I spun the tub’s cold tap all the way, then pulled the pin that turned on the shower. She saw what I meant to do, and once again began to slap.

“No, Jor! No!”

I ignored her. This wasn’t the first time that I’d put a partially dressed woman into a cold shower, and some things are like riding a bike. I lifted her over the rim of the tub in a quick clean-and-jerk I’d feel in the small of my back the next day, then held on tight as the cold water smacked her and she began to flail. She reached out to grab the towel bar, yelling. Her eyes were open now. Beads of water stood in her hair. The slip turned transparent, and even under such circumstances it was impossible not to feel a moment of lust as those curves came into full view.

She tried to get out. I pushed her back.

“Stand there, Sadie. Stand there and take it.”

“H-How long? It’s cold!”

“Until I see some color come back into your cheeks.”

“W-Why are you d-d-doing this?” Her teeth were chattering.

“Because you almost killed yourself!” I shouted.

She flinched. Her feet slipped, but she grabbed the towel bar and stayed upright. Reflexes returning. Good.

“The p-p-pills weren’t working, so I had a d-drink, that’s all. Let me get out, I’m so cold. Please G-George, please let me get out.” Her hair was clinging to her cheeks now, she looked like a drowned rat, but she was getting some color in her face. Nothing but a thin flush, but it was a start.

I turned off the shower, got my arms around her in a hug, and held her as she tottered over the lip of the tub. Water from her soaked slip pattered onto the pink bathmat. I whispered into her ear: “I thought you were dead. When I came in and saw you lying there, I thought you were fucking dead. You’ll never know how that felt.”

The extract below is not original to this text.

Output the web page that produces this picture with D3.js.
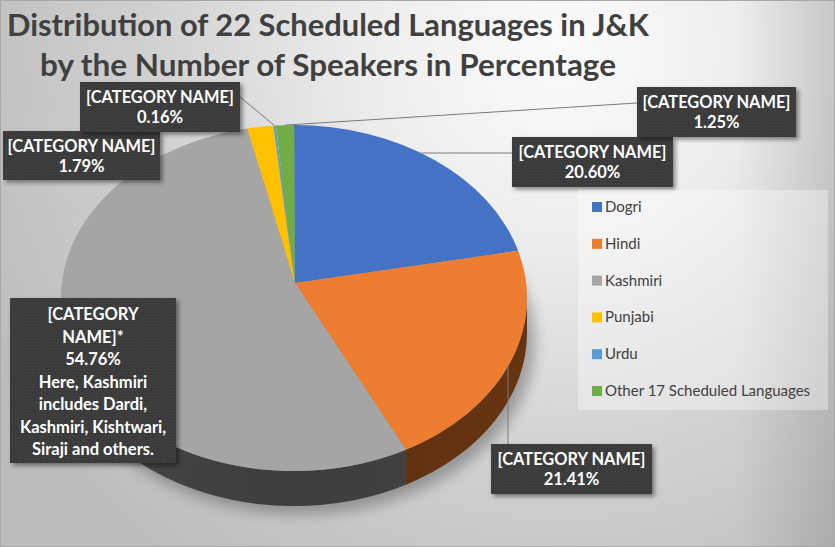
<!DOCTYPE html>
<html><head><meta charset="utf-8">
<script src="https://cdnjs.cloudflare.com/ajax/libs/d3/7.8.5/d3.min.js"></script>
<style>body{margin:0;background:#fff}svg{display:block}</style>
</head><body>
<script>
// ---- data ----
const categories = ["Dogri","Hindi","Kashmiri","Punjabi","Urdu","Other 17 Scheduled Languages"];
const values = [20.60, 21.41, 54.76, 1.79, 0.16, 1.25];
const valueLabels = ["20.60%","21.41%","54.76%","1.79%","0.16%","1.25%"];
const colors = ["#4472C4","#ED7D31","#A5A5A5","#FFC000","#5B9BD5","#70AD47"];
const sideColors = ["#2b477a","#6c3712","#464646","#8c6a00","#33577a","#3e6427"];
const titleLines = ["Distribution of 22 Scheduled Languages in J&K","by the Number of Speakers in Percentage"];
const kashmiriNote = ["Here, Kashmiri","includes Dardi,","Kashmiri, Kishtwari,","Siraji and others."];
const labelHead = "[CATEGORY NAME]";

// ---- layout ----
const W = 835, H = 547;
const cx = 294, cy = 298, rx = 233, ry = 173, depth = 35;
const apex = [295, 283];
const font = "Lato, 'Open Sans', sans-serif";

const svg = d3.select("body").append("svg").attr("width", W).attr("height", H);
const defs = svg.append("defs");

const bg = defs.append("radialGradient").attr("id","bg").attr("gradientUnits","userSpaceOnUse")
  .attr("cx",560).attr("cy",50).attr("r",640);
[[0,"#fbfbfb"],[0.3,"#ededed"],[0.65,"#d0d0d0"],[1,"#bcbcbc"]].forEach(s=>bg.append("stop").attr("offset",s[0]).attr("stop-color",s[1]));
const vig = defs.append("linearGradient").attr("id","vig").attr("x1",0).attr("x2",1).attr("y1",0).attr("y2",0);
vig.append("stop").attr("offset",0.88).attr("stop-color","#000").attr("stop-opacity",0);
vig.append("stop").attr("offset",1).attr("stop-color","#000").attr("stop-opacity",0.12);

const pat = defs.append("pattern").attr("id","tex").attr("patternUnits","userSpaceOnUse").attr("width",3).attr("height",3);
pat.append("rect").attr("width",3).attr("height",3).attr("fill","#393939");
pat.append("rect").attr("width",1).attr("height",1).attr("fill","#4b4b4b");
pat.append("rect").attr("x",1.5).attr("y",1.5).attr("width",1).attr("height",1).attr("fill","#444");

const ds = defs.append("filter").attr("id","ds").attr("x","-20%").attr("y","-20%").attr("width","140%").attr("height","140%");
ds.append("feDropShadow").attr("dx",2.5).attr("dy",2.5).attr("stdDeviation",2).attr("flood-color","#000").attr("flood-opacity",0.45);
const blur = defs.append("filter").attr("id","blur").attr("x","-30%").attr("y","-30%").attr("width","160%").attr("height","160%");
blur.append("feGaussianBlur").attr("stdDeviation",7);

const sideShade = defs.append("linearGradient").attr("id","sideShade").attr("gradientUnits","userSpaceOnUse")
  .attr("x1",cx-rx).attr("x2",cx+rx).attr("y1",0).attr("y2",0);
[[0,0.0],[0.5,0.12],[1,0.05]].forEach(s=>sideShade.append("stop").attr("offset",s[0]).attr("stop-color","#000").attr("stop-opacity",s[1]));

// background
svg.append("rect").attr("width",W).attr("height",H).attr("fill","url(#bg)");
svg.append("rect").attr("width",W).attr("height",H).attr("fill","url(#vig)");
svg.append("rect").attr("x",0.5).attr("y",0.5).attr("width",W-1).attr("height",H-1).attr("fill","none").attr("stroke","#a8a8a8").attr("stroke-width",1);

// title
svg.append("g").selectAll("text").data(titleLines).join("text")
  .attr("x",328).attr("y",(d,i)=>36+i*40)
  .attr("text-anchor","middle")
  .attr("textLength",(d,i)=>i===0?642:576).attr("lengthAdjust","spacingAndGlyphs")
  .style("font-family",font).style("font-weight",700).style("font-size","30px")
  .attr("fill","#404040").text(d=>d);

// pie
const arcs = d3.pie().sort(null).value(d=>d)(values);
const P = (a, dy=0) => [cx + rx*Math.sin(a), cy - ry*Math.cos(a) + dy];

// shadow
svg.append("ellipse").attr("cx",cx+6).attr("cy",cy+depth+8).attr("rx",rx+2).attr("ry",ry)
  .attr("fill","#000").attr("opacity",0.28).attr("filter","url(#blur)");

const gSide = svg.append("g");
arcs.forEach((d,i)=>{
  const s = Math.max(d.startAngle, Math.PI/2), e = Math.min(d.endAngle, 3*Math.PI/2);
  if (e <= s) return;
  const p0=P(s), p1=P(e), q1=P(e,depth), q0=P(s,depth);
  const path = `M${p0}A${rx},${ry} 0 0 1 ${p1}L${q1}A${rx},${ry} 0 0 0 ${q0}Z`;
  gSide.append("path").attr("d",path).attr("fill",sideColors[i]);
  gSide.append("path").attr("d",path).attr("fill","url(#sideShade)");
});

const gTop = svg.append("g");
arcs.forEach((d,i)=>{
  const p0=P(d.startAngle), p1=P(d.endAngle);
  const large = (d.endAngle-d.startAngle) > Math.PI ? 1 : 0;
  gTop.append("path")
    .attr("d",`M${apex}L${p0}A${rx},${ry} 0 ${large} 1 ${p1}Z`)
    .attr("fill",colors[i]);
});

// ---- data labels ----
const mid = d => (d.startAngle+d.endAngle)/2;
const labelLayout = [
  {box:[512,137,161,50], attach:[512,153], anchor:(d)=>Math.acos((cy-153)/ry)},
  {box:[491,444,161,50], attach:[508,444], anchor:(d)=>Math.PI-Math.asin((508-cx)/rx)},
  {box:[10,298,166,165], attach:null},
  {box:[3,131,157,49], attach:null},
  {box:[80,82,160,50], attach:[240,97], anchor:mid},
  {box:[637,87,159,50], attach:[637,103], anchor:mid}
];

const gLead = svg.append("g");
const gLab = svg.append("g");
const fs = "16.5px";
arcs.forEach((d,i)=>{
  const L = labelLayout[i];
  if (L.attach) {
    const a = P(L.anchor(d));
    gLead.append("line").attr("x1",a[0]).attr("y1",a[1]).attr("x2",L.attach[0]).attr("y2",L.attach[1])
      .attr("stroke","#7a7a7a").attr("stroke-width",1);
  }
  const [bx,by,bw,bh] = L.box;
  gLab.append("rect").attr("x",bx).attr("y",by).attr("width",bw).attr("height",bh)
    .attr("fill","url(#tex)").attr("filter","url(#ds)");
  const tx = bx + bw/2;
  if (categories[i] === "Kashmiri") {
    const lines = ["[CATEGORY","NAME]*",valueLabels[i]].concat(kashmiriNote);
    lines.forEach((t,k)=>{
      gLab.append("text").attr("x",tx).attr("y",by+22+k*22.5).attr("text-anchor","middle")
        .style("font-family",font).style("font-weight",700).style("font-size",fs)
        .attr("fill","#fff").text(t);
    });
  } else {
    gLab.append("text").attr("x",tx).attr("y",by+21).attr("text-anchor","middle")
      .attr("textLength",148).attr("lengthAdjust","spacingAndGlyphs")
      .style("font-family",font).style("font-weight",700).style("font-size",fs)
      .attr("fill","#fff").text(labelHead);
    gLab.append("text").attr("x",tx).attr("y",by+41).attr("text-anchor","middle")
      .style("font-family",font).style("font-weight",700).style("font-size",fs)
      .attr("fill","#fff").text(valueLabels[i]);
  }
});

// ---- legend ----
const gLeg = svg.append("g");
gLeg.append("rect").attr("x",578).attr("y",190).attr("width",250).attr("height",220)
  .attr("fill","#fff").attr("opacity",0.35);
const ly = d3.scalePoint().domain(categories).range([207,391]);
categories.forEach((c,i)=>{
  gLeg.append("rect").attr("x",592).attr("y",ly(c)-5).attr("width",10).attr("height",10).attr("fill",colors[i]);
  gLeg.append("text").attr("x",605).attr("y",ly(c)+5)
    .style("font-family",font).style("font-size","15px").attr("fill","#404040").text(c);
});
</script>
</body></html>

I let her go. She stared at me with wide, wondering eyes. Then she said: “John was right. R-Roger, too. He called me tonight before Kennedy’s speech. From Washington. So what does it matter? By this time next week, we’ll all be dead. Or wish we were.”

At first I had no idea what she was talking about. I saw Christy standing there, dripping and bedraggled and full of bullshit, and I was utterly furious. You cowardly bitch, I thought. She must have seen it in my eyes, because she drew back.

That cleared my head. Could I call her cowardly just because I happened to know what the landscape looked like over the horizon?

I took a bath towel from the rack over the toilet and handed it to her. “Strip off, then dry off,” I said.

“Go out, then. Give me some privacy.”

“I will if you tell me you’re awake.”

“I’m awake.” She looked at me with churlish resentment and—maybe—the tiniest glint of humor. “You certainly know how to make an entrance, George.”

I turned to the medicine cabinet.

“There aren’t any more,” she said. “What isn’t in me is in the commode.”